Aim
Single out each line with the word "this" and copy it.

Data
^^^^^^^^^^^^^^^^

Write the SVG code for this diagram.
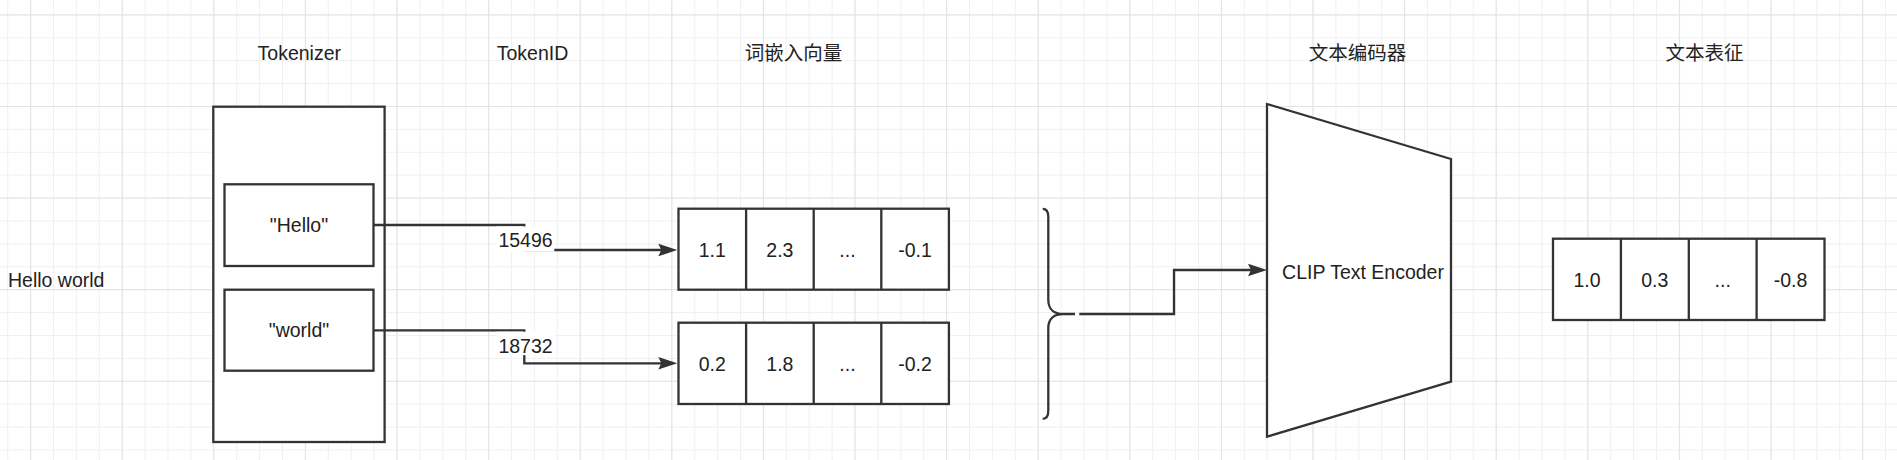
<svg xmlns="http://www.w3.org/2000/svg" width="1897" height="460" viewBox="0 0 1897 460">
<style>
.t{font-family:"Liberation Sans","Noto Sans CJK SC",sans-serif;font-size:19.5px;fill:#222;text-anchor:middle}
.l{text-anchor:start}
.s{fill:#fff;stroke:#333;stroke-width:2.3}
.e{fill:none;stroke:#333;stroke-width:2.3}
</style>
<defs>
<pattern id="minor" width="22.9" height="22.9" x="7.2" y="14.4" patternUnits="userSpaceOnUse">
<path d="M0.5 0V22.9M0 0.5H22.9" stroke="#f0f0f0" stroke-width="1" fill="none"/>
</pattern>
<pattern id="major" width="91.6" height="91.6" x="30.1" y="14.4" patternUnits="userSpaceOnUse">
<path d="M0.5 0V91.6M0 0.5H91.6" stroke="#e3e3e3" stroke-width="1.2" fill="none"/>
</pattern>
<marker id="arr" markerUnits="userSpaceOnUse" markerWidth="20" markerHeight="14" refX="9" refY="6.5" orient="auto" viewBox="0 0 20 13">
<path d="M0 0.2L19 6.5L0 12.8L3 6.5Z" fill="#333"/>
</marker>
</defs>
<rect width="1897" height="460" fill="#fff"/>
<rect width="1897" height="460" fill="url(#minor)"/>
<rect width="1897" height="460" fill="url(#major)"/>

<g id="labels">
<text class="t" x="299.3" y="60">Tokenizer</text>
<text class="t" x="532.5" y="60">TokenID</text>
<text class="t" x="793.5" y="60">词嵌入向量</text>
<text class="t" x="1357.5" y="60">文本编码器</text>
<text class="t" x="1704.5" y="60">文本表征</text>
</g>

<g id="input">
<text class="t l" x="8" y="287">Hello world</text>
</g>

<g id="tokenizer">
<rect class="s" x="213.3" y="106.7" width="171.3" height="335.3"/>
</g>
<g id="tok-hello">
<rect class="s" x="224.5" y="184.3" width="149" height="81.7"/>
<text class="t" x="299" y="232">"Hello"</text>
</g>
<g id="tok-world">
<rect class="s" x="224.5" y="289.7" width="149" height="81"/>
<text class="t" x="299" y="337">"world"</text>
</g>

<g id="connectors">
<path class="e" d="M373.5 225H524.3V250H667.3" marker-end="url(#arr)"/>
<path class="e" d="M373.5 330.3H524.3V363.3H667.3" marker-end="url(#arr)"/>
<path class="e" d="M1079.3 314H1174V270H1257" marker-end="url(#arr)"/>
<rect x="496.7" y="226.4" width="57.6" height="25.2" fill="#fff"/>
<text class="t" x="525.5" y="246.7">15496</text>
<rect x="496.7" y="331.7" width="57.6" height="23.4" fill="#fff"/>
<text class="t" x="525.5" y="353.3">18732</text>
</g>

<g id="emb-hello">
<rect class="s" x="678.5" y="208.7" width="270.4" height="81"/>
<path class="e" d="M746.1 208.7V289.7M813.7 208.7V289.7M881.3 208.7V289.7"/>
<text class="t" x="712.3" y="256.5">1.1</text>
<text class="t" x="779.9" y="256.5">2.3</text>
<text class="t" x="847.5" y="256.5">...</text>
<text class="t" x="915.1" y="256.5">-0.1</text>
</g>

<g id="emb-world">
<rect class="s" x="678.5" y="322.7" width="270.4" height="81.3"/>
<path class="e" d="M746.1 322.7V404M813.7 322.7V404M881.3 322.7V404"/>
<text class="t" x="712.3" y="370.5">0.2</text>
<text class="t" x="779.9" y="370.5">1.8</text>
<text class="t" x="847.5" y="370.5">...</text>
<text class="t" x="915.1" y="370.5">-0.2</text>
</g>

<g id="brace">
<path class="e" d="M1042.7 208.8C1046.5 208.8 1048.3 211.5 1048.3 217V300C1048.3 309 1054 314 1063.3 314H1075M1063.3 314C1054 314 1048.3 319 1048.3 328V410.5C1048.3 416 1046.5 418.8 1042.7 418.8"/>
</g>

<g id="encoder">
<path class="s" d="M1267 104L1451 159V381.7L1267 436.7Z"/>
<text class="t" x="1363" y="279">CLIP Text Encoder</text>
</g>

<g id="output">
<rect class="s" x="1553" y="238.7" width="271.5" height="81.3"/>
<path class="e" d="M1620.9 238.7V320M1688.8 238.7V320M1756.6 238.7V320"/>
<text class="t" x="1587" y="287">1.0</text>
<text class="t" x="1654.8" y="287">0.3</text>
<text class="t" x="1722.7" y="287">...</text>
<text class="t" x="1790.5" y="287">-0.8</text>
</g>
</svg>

^^^^^^^^^^^^^^^^

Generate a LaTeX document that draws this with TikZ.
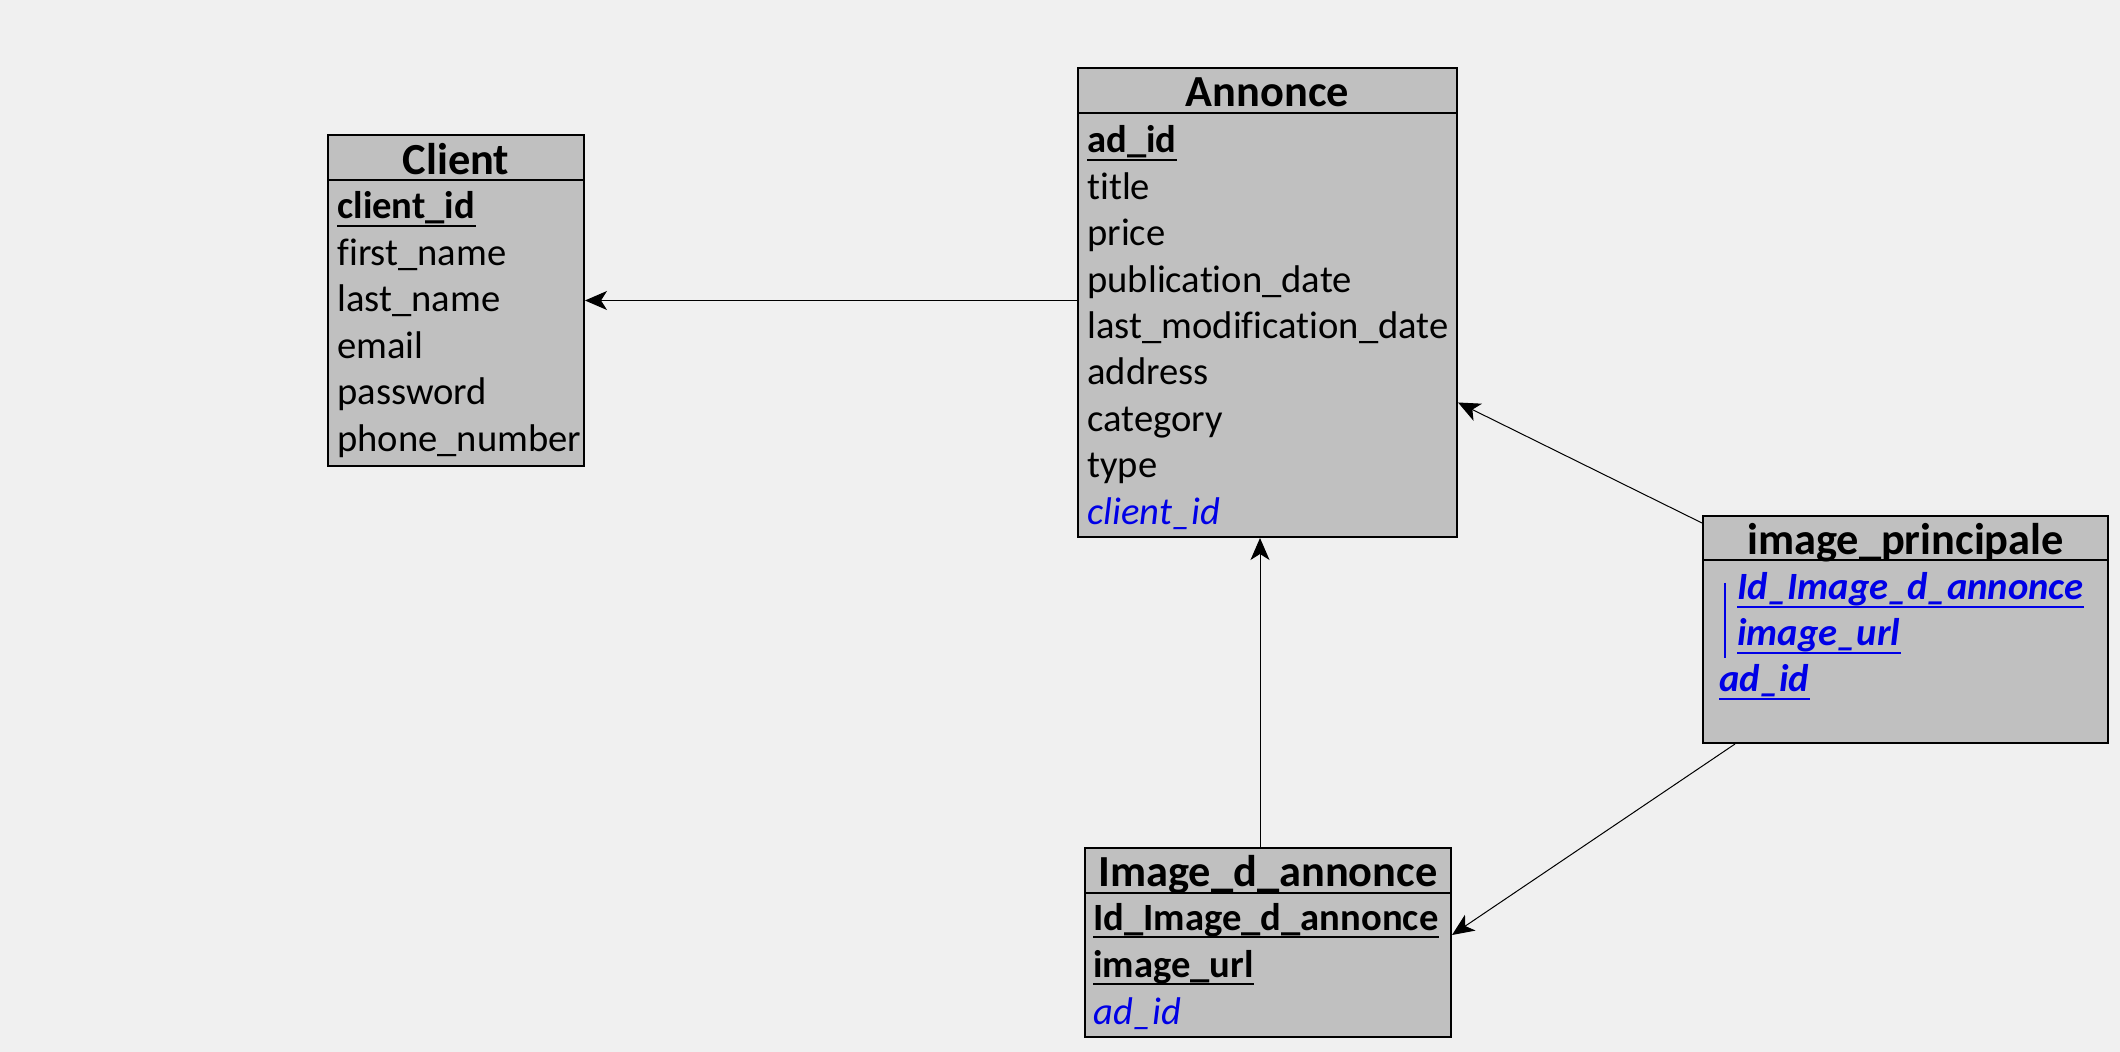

^^^^^^^^^^^^^^^^

Output
Write the SVG code for this diagram.
Generate a LaTeX document that draws this with TikZ.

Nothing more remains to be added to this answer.